Spiritualism’s Place then shifts to the politics of Lily Dale’s relationship with Native Americans. Chapter Six, “The Indian Village,” takes its inspiration from a now defunct section of Lily Dale known as the “WigWam Indian Village,” and analyzes the complicated connections between Spiritualism and Native American people and spirituality.  “Bits of Native American spirituality and culture were everywhere,” the authors observe, “but there didn’t seem to be any Indians” (143). This paradox seems to define Lily Dale’s relationship with Native Americans. Lily Dale is home to Native American spirits and spirit guides, workshops on Native American spirituality run by “plastic shaman,” and Native American souvenirs, but has little relationship with nearby communities of Native Americans. The chapter charts how the 20th-century New Age interest in Native American religions, the Indian rights movements, and Spiritualism intersected to produce this troubling situation.

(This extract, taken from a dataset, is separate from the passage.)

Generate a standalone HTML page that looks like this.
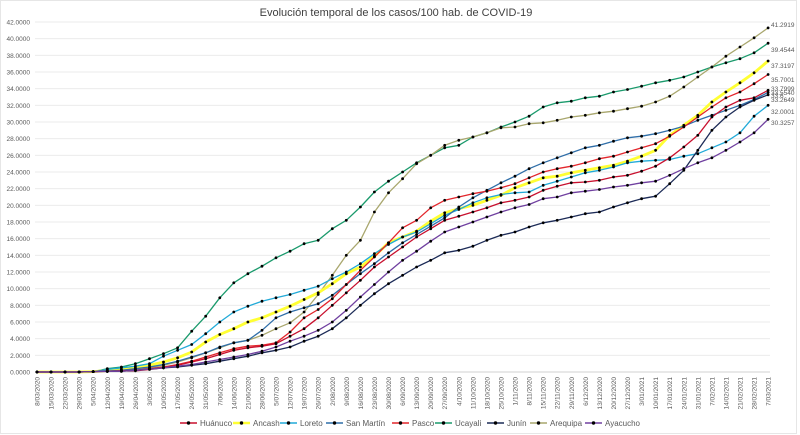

This chapter raises important questions about how the practitioners of Spiritualism and forms of New Age spirituality understand these hybrid forms that I hope future anthropologists and historians examine further.

The concluding chapter, “The Lily Dale Museum,” reflects on the complexities of writing a history of an often-marginalized religion whose members can, rightly, be skeptical of outsiders. The writers demonstrate how collaborative research processes—like helping to digitize records and sharing archival organization resources—can engender trust and respect with communities. Beyond that, their highly sensitive, and at times personal, writing allows them to contend with the very real appeal of Spiritualism’s communication with the dead. Spiritualism is, as they note, fundamentally a “feeling religion” (15), and their personal, engaged writing style allows them to sensitively contend with that emotionality.

Spiritualism’s Place is an engrossing, analytically rigorous, and conceptually rich book.  It convincingly shows that a place-based approach to Spiritualist history provides a useful model for scholars interested in how politics, culture, and geography converge to shape esoteric practices. I hope it inspires additional research on the lived realities of contemporary Lily Dale. Ultimately, Spiritualism’s Place will be of interest to scholars of Spiritualism as well as casual readers curious about Lily Dale’s history.